How can I even begin to explain my penchant for chaos? Those closest to me would never describe me as disorderly. I’ve never been one to wallow in a mess, and I really like to keep my car/truck and desk clean, but I have found this serendipitous beauty in what most would describe as chaos. Even when my desk is cluttered, I know where everything is. It’s when the clutter begins to overwhelm that I realize I’m not managing the traffic of inflow and outflow very well.

I think it stems from not being a “detail person.” I can skim through large volumes of information and glean what I need and want. (Yes, Mick was right, “you can’t always get what you want, but you get what you need”) According to Gladwell in The Tipping Point, I’m an information maven.

It is the big picture that really grabs my attention – and I’m talking about the really big picture. And in that big picture I see patterns. I don’t know how (or why?), I just do. Whether it be a crowd of people, a flock of birds (or seagulls, I don’t care ), or a big pile of trash in Vernonia after the recent floods.

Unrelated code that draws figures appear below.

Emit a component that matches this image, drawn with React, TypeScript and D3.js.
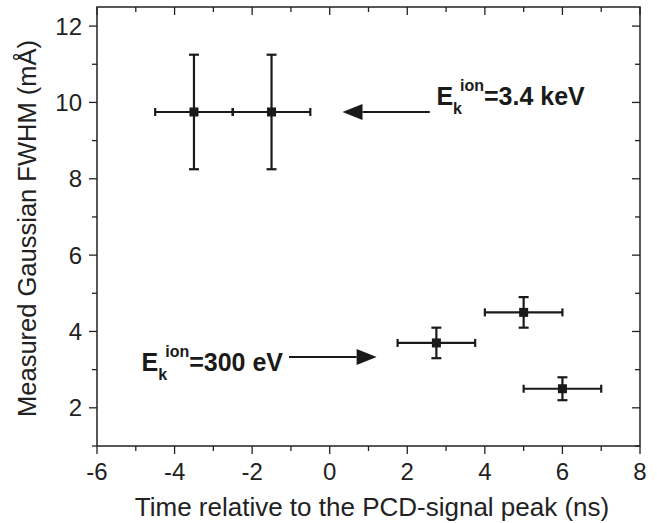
import React from "react";
import * as d3 from "d3";

const xValues = [-3.5, -1.5, 2.75, 5, 6];
const yValues = [9.75, 9.75, 3.7, 4.5, 2.5];
const xErrors = [1, 1, 1, 1, 1];
const yErrors = [1.5, 1.5, 0.4, 0.4, 0.3];
const xTicks = [-6, -4, -2, 0, 2, 4, 6, 8];
const yTicks = [2, 4, 6, 8, 10, 12];
const xMinor = d3.range(-6, 8.01, 1);
const yMinor = d3.range(1, 12.51, 1);
const xTitle = "Time relative to the PCD-signal peak (ns)";
const yTitle = "Measured Gaussian FWHM (mÅ)";

const W = 657;
const H = 523;
const L = 97, R = 640, T = 7, B = 446;
const FONT = "Liberation Sans, Arial, Helvetica, sans-serif";

export default function App() {
  const x = d3.scaleLinear().domain([-6, 8]).range([L, R]);
  const y = d3.scaleLinear().domain([1, 12.5]).range([B, T]);
  const axisColor = "#222";
  const markColor = "#1a1a1a";
  const cap = 4;
  const ms = 9;

  const arrow = (x1: number, x2: number, yy: number, key: string) => {
    const px1 = x(x1), px2 = x(x2), py = y(yy);
    const dir = Math.sign(px2 - px1);
    const headLen = 20;
    const headHalf = 8;
    const baseX = px2 - dir * headLen;
    return (
      <g key={key}>
        <line x1={px1} y1={py} x2={baseX} y2={py} stroke={markColor} strokeWidth={2} />
        <path d={`M${px2},${py} L${baseX},${py - headHalf} L${baseX},${py + headHalf} Z`} fill={markColor} />
      </g>
    );
  };

  const label = (xv: number, yv: number, value: string, key: string) => (
    <text key={key} x={x(xv)} y={y(yv)} fontFamily={FONT} fontWeight="bold" fontSize={25} fill={markColor}>
      E
      <tspan fontSize={16} dy={9}>k</tspan>
      <tspan fontSize={16} dy={-23} dx={-2}>ion</tspan>
      <tspan dy={14}>{value}</tspan>
    </text>
  );

  return (
    <svg width={W} height={H} style={{ position: "absolute", left: 0, top: 0, background: "#fff" }}>
      <rect x={L} y={T} width={R - L} height={B - T} fill="none" stroke={axisColor} strokeWidth={1.5} />
      {xMinor.map((v) => {
        const major = Math.round(v) % 2 === 0;
        const len = major ? 8 : 5;
        return (
          <g key={"xb" + v}>
            <line x1={x(v)} x2={x(v)} y1={B} y2={B + len} stroke={axisColor} strokeWidth={1.3} />
            <line x1={x(v)} x2={x(v)} y1={T} y2={T + len} stroke={axisColor} strokeWidth={1.3} />
          </g>
        );
      })}
      {yMinor.map((v) => {
        const major = Math.round(v) % 2 === 0;
        const len = major ? 8 : 5;
        return (
          <g key={"yl" + v}>
            <line x1={L - len} x2={L} y1={y(v)} y2={y(v)} stroke={axisColor} strokeWidth={1.3} />
            <line x1={R - len} x2={R} y1={y(v)} y2={y(v)} stroke={axisColor} strokeWidth={1.3} />
          </g>
        );
      })}
      {xTicks.map((v) => (
        <text key={"xl" + v} x={x(v)} y={B + 34} textAnchor="middle" fontFamily={FONT} fontSize={24} fill={axisColor}>
          {v}
        </text>
      ))}
      {yTicks.map((v) => (
        <text key={"ylab" + v} x={L - 15} y={y(v) + 8.5} textAnchor="end" fontFamily={FONT} fontSize={24} fill={axisColor}>
          {v}
        </text>
      ))}
      <text x={372} y={516} textAnchor="middle" fontFamily={FONT} fontSize={26} fill={axisColor}>
        {xTitle}
      </text>
      <text transform={`translate(36, ${(T + B) / 2 + 2}) rotate(-90)`} textAnchor="middle" fontFamily={FONT} fontSize={25.5} fill={axisColor}>
        {yTitle}
      </text>
      {xValues.map((xv, i) => {
        const yv = yValues[i];
        const xe = xErrors[i];
        const ye = yErrors[i];
        return (
          <g key={"pt" + i} stroke={markColor} strokeWidth={2.2}>
            <line x1={x(xv - xe)} x2={x(xv + xe)} y1={y(yv)} y2={y(yv)} />
            <line x1={x(xv - xe)} x2={x(xv - xe)} y1={y(yv) - cap} y2={y(yv) + cap} />
            <line x1={x(xv + xe)} x2={x(xv + xe)} y1={y(yv) - cap} y2={y(yv) + cap} />
            <line x1={x(xv)} x2={x(xv)} y1={y(yv + ye)} y2={y(yv - ye)} />
            <line x1={x(xv) - cap - 1} x2={x(xv) + cap + 1} y1={y(yv + ye)} y2={y(yv + ye)} />
            <line x1={x(xv) - cap - 1} x2={x(xv) + cap + 1} y1={y(yv - ye)} y2={y(yv - ye)} />
            <rect x={x(xv) - ms / 2} y={y(yv) - ms / 2} width={ms} height={ms} fill={markColor} stroke="none" />
          </g>
        );
      })}
      {arrow(2.58, 0.33, 9.75, "a1")}
      {arrow(-1.05, 1.21, 3.33, "a2")}
      {label(2.75, 9.94, "=3.4 keV", "l1")}
      {label(-4.85, 2.96, "=300 eV", "l2")}
    </svg>
  );
}
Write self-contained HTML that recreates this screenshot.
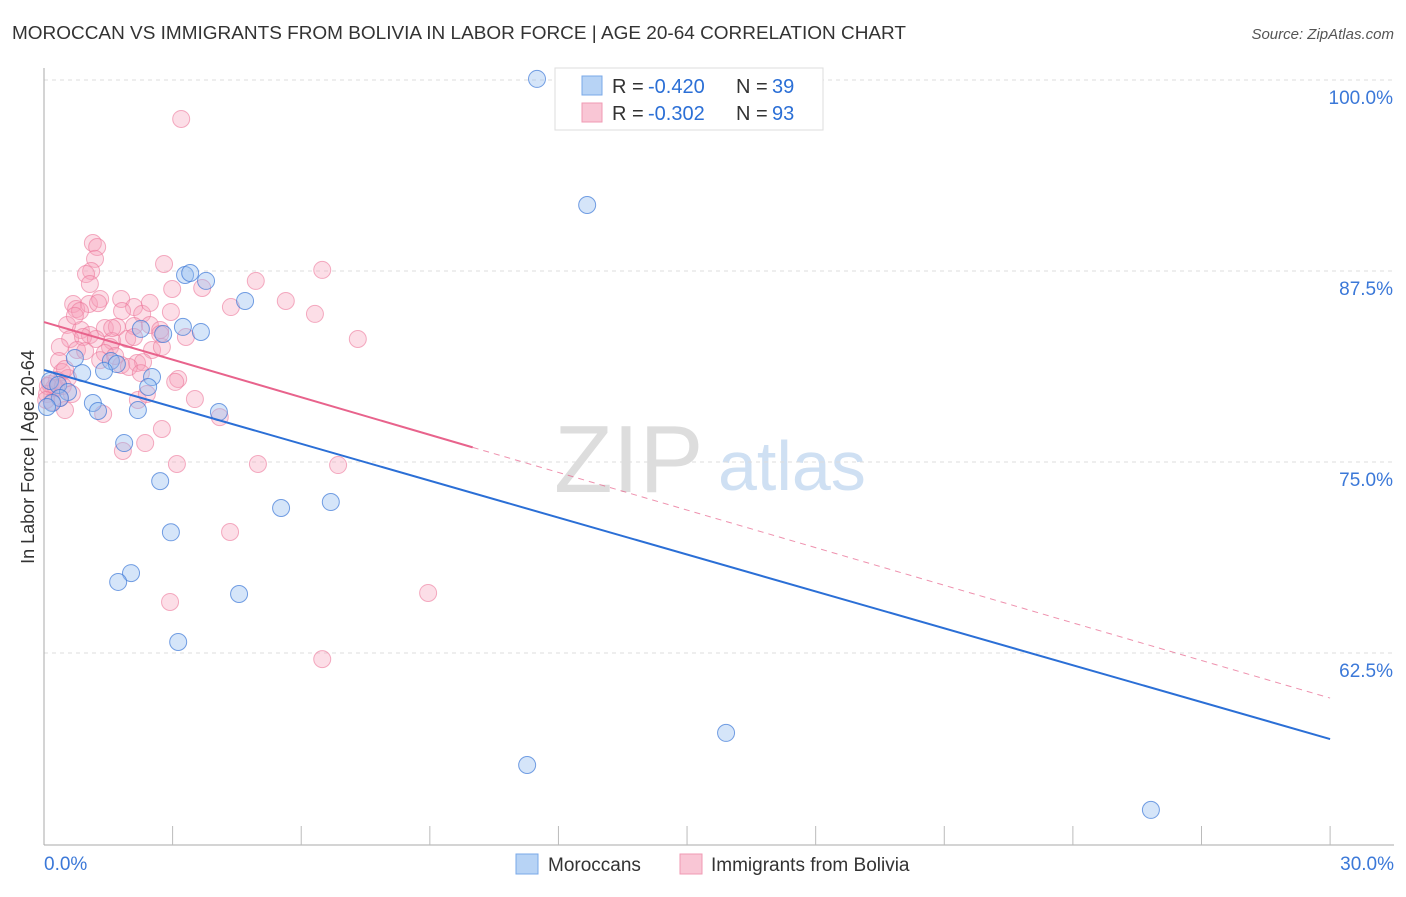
<!DOCTYPE html>
<html><head><meta charset="utf-8"><style>
body{margin:0;background:#fff;font-family:"Liberation Sans",sans-serif}
svg text{font-family:"Liberation Sans",sans-serif}
</style></head><body>
<svg id="chart" width="1406" height="892" xmlns="http://www.w3.org/2000/svg">
<text x="12" y="39" font-size="18" fill="#333" textLength="894" lengthAdjust="spacingAndGlyphs">MOROCCAN VS IMMIGRANTS FROM BOLIVIA IN LABOR FORCE | AGE 20-64 CORRELATION CHART</text>
<text x="1394" y="39" font-size="15" fill="#555" text-anchor="end" font-style="italic">Source: ZipAtlas.com</text>
<text x="34" y="457" font-size="18" fill="#333" text-anchor="middle" transform="rotate(-90 34 457)">In Labor Force | Age 20-64</text>
<text x="554" y="492" font-size="96" fill="#ddd" font-family="Liberation Serif">ZIP</text>
<text x="718" y="490" font-size="70" fill="#cfe0f3">atlas</text>
<g id="grid"></g><g id="pts"></g><g id="trend"></g>
<g>
<rect x="555" y="68" width="268" height="62" fill="#fff" stroke="#ddd"/>
<rect x="582" y="76" width="20" height="19" fill="#b7d3f5" stroke="#7aa8e8"/>
<text x="612" y="93" font-size="20" fill="#333">R =</text>
<text x="648" y="93" font-size="20" fill="#2b6fd6">-0.420</text>
<text x="736" y="93" font-size="20" fill="#333">N =</text>
<text x="772" y="93" font-size="20" fill="#2b6fd6">39</text>
<rect x="582" y="103" width="20" height="19" fill="#f9c6d5" stroke="#f09ab3"/>
<text x="612" y="120" font-size="20" fill="#333">R =</text>
<text x="648" y="120" font-size="20" fill="#2b6fd6">-0.302</text>
<text x="736" y="120" font-size="20" fill="#333">N =</text>
<text x="772" y="120" font-size="20" fill="#2b6fd6">93</text>
</g>
<g>
<rect x="516" y="854" width="22" height="20" fill="#b7d3f5" stroke="#7aa8e8"/>
<text x="548" y="871" font-size="19" fill="#333">Moroccans</text>
<rect x="680" y="854" width="22" height="20" fill="#f9c6d5" stroke="#f09ab3"/>
<text x="711" y="871" font-size="19" fill="#333">Immigrants from Bolivia</text>
</g>
</svg>
<script>
const yTicks=[100,87.5,75,62.5];
const yTickLabels=["100.0%","87.5%","75.0%","62.5%"];
const xEndLabels=["0.0%","30.0%"];
const blueX=[11.5,12.67,3.29,3.41,3.78,4.69,2.26,2.78,3.24,3.66,1.56,1.7,1.4,0.89,2.52,2.43,0.14,0.33,0.56,0.37,0.19,0.07,1.14,1.26,2.19,4.08,0.72,1.87,2.71,5.53,6.69,2.96,2.03,1.73,4.55,3.13,15.91,11.27,25.82];
const blueY=[100.07,91.82,87.24,87.37,86.85,85.54,83.71,83.38,83.84,83.51,81.61,81.41,80.96,80.82,80.56,79.91,80.3,80.04,79.58,79.19,78.86,78.6,78.86,78.34,78.4,78.27,81.81,76.24,73.75,71.99,72.38,70.4,67.73,67.15,66.36,63.22,57.27,55.17,52.23];
const pinkX=[3.2,1.14,1.24,1.19,1.1,0.98,2.8,6.49,4.94,2.99,3.69,5.64,4.36,6.32,0.68,0.75,1.05,1.31,1.26,0.84,1.8,2.1,1.82,2.29,2.96,0.54,0.86,1.07,1.42,1.7,2.1,2.47,2.71,3.31,7.32,0.61,0.91,1.21,1.59,1.94,1.54,2.1,2.52,0.37,0.77,1.42,2.75,1.8,2.17,2.31,1.98,0.35,0.42,0.56,0.3,0.14,0.23,0.07,0.19,0.37,0.49,2.26,3.13,3.06,3.52,2.19,2.4,1.38,4.1,1.84,2.36,2.75,3.1,4.99,6.86,4.34,2.94,8.96,6.49,0.28,0.09,0.05,0.44,0.65,0.96,1.31,1.66,2.71,1.59,0.49,0.72,2.47,1.07];
const pinkY=[97.45,89.33,89.07,88.29,87.5,87.3,87.96,87.57,86.85,86.32,86.39,85.54,85.14,84.69,85.34,85.01,85.34,85.67,85.4,84.88,85.67,85.14,84.88,84.69,84.82,83.97,83.64,83.31,83.77,83.84,83.9,83.97,83.64,83.18,83.05,83.05,83.18,83.05,82.92,83.05,82.53,83.18,82.33,82.53,82.33,82.13,82.53,81.35,81.48,81.54,81.22,81.61,80.89,80.5,80.37,80.1,79.84,79.45,78.93,79.19,78.4,80.82,80.43,80.24,79.12,79.06,79.45,78.14,77.94,75.72,76.24,77.16,74.87,74.87,74.8,70.42,65.84,66.43,62.1,79.84,79.97,79.06,79.97,79.45,82.26,81.67,81.94,83.38,83.77,81.09,84.56,85.41,86.65];
const blueTrend=[81.02,56.87];
const pinkTrend=[84.16,59.55];
const pinkSolidEnd=10.0;
const NS="http://www.w3.org/2000/svg";
const X=v=>44+v*42.87, Y=v=>80+(100-v)*15.28;
function mk(t,a,p){const e=document.createElementNS(NS,t);for(const k in a)e.setAttribute(k,a[k]);p.appendChild(e);return e;}
const grid=document.getElementById('grid');
yTicks.forEach((t,i)=>{
 const l=mk('line',{x1:44,x2:1394,y1:Y(t),y2:Y(t),stroke:'#ddd','stroke-dasharray':'4 4'},grid);
 
 
 const tx=mk('text',{x:1393,y:Y(t)+24,'font-size':19,fill:'#3b78d8','text-anchor':'end'},grid);
 tx.textContent=yTickLabels[i];
 
 
});
const ax=mk('line',{x1:44,x2:44,y1:68,y2:845,stroke:'#aaa'},grid);


const bx=mk('line',{x1:44,x2:1394,y1:845,y2:845,stroke:'#aaa'},grid);


for(let i=1;i<=10;i++){const t=mk('line',{x1:X(i*3),x2:X(i*3),y1:826,y2:845,stroke:'#bbb'},grid);
 
 }
[[0,'start',44],[30,'end',1394]].forEach((d,i)=>{const t=mk('text',{x:d[2],y:870,'font-size':19,fill:'#3b78d8','text-anchor':d[1]},grid);t.textContent=xEndLabels[i];
 
 });
const pts=document.getElementById('pts');
pinkX.forEach((x,i)=>{const c=mk('circle',{cx:X(x),cy:Y(pinkY[i]),r:8.5,fill:'rgba(246,160,185,0.35)',stroke:'rgba(236,120,155,0.6)'},pts);
 
 });
blueX.forEach((x,i)=>{const c=mk('circle',{cx:X(x),cy:Y(blueY[i]),r:8.5,fill:'rgba(150,190,240,0.4)',stroke:'rgba(60,120,215,0.7)'},pts);
 
 });
const tr=document.getElementById('trend');
const pv=x=>pinkTrend[0]+(pinkTrend[1]-pinkTrend[0])*x/30;
let l1=mk('line',{x1:X(0),y1:Y(blueTrend[0]),x2:X(30),y2:Y(blueTrend[1]),stroke:'#2b6fd6','stroke-width':2},tr);


let l2=mk('line',{x1:X(0),y1:Y(pv(0)),x2:X(pinkSolidEnd),y2:Y(pv(pinkSolidEnd)),stroke:'#e8638c','stroke-width':2},tr);


let l3=mk('line',{x1:X(pinkSolidEnd),y1:Y(pv(pinkSolidEnd)),x2:X(30),y2:Y(pv(30)),stroke:'#e8638c','stroke-width':1,'stroke-dasharray':'6 5',opacity:0.7},tr);


</script>
</body></html>
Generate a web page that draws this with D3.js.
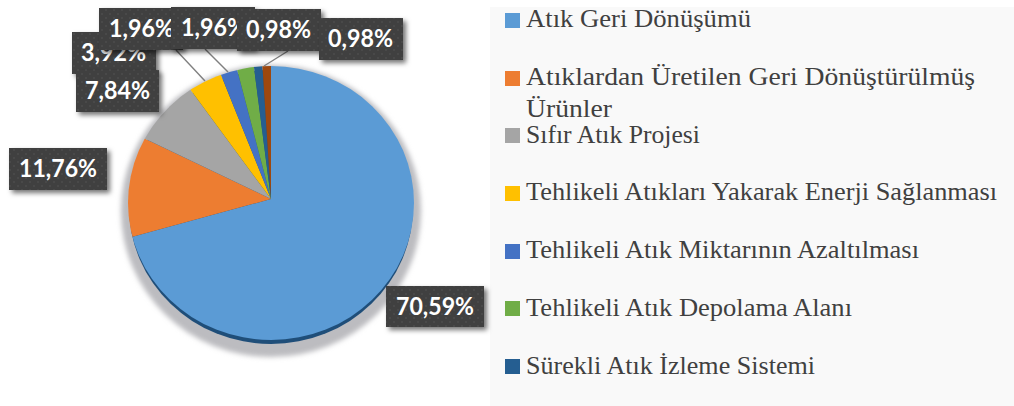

I remember setting up and designing a stage with only what we found in the back room. It made a great backdrop for our presentations. I remember after my divorce, decorating my apartment with what I found at the local Goodwill or could find for under $5 bucks at Fred Meyer. Creating something out of nothing is awesome.
That’s where I see the beauty of Chaos. I’ve not explained it well here, but suffice it to say that there is great potential in the various degrees of connection we all share; whether socially, environmentally, intellectually, spiritually, physically, geographically, or politically, the web of layers is infinite and at some level we are part of a much larger story than our finite minds could ever individually conceive.
Postscript: In a life I lived a few years ago, I had the unique opportunity to manage emergencies and disasters. Some calls to 911 were easily handled and were more urgent than emergent. However, my training prepared me to manage mass casualty incidents; that is to assume that one can actually manage that level of chaos. In reality we were trained to manage our response to those incidents.
Some try to manage the chaos they find in life. Others simply learn to manage their response(s) to that chaos. That’s where I’ve learned to filter the input and only gather the information that I want or need – the rest passes under the bridge. As Pete Townsend sang, “the sea refuses no river.”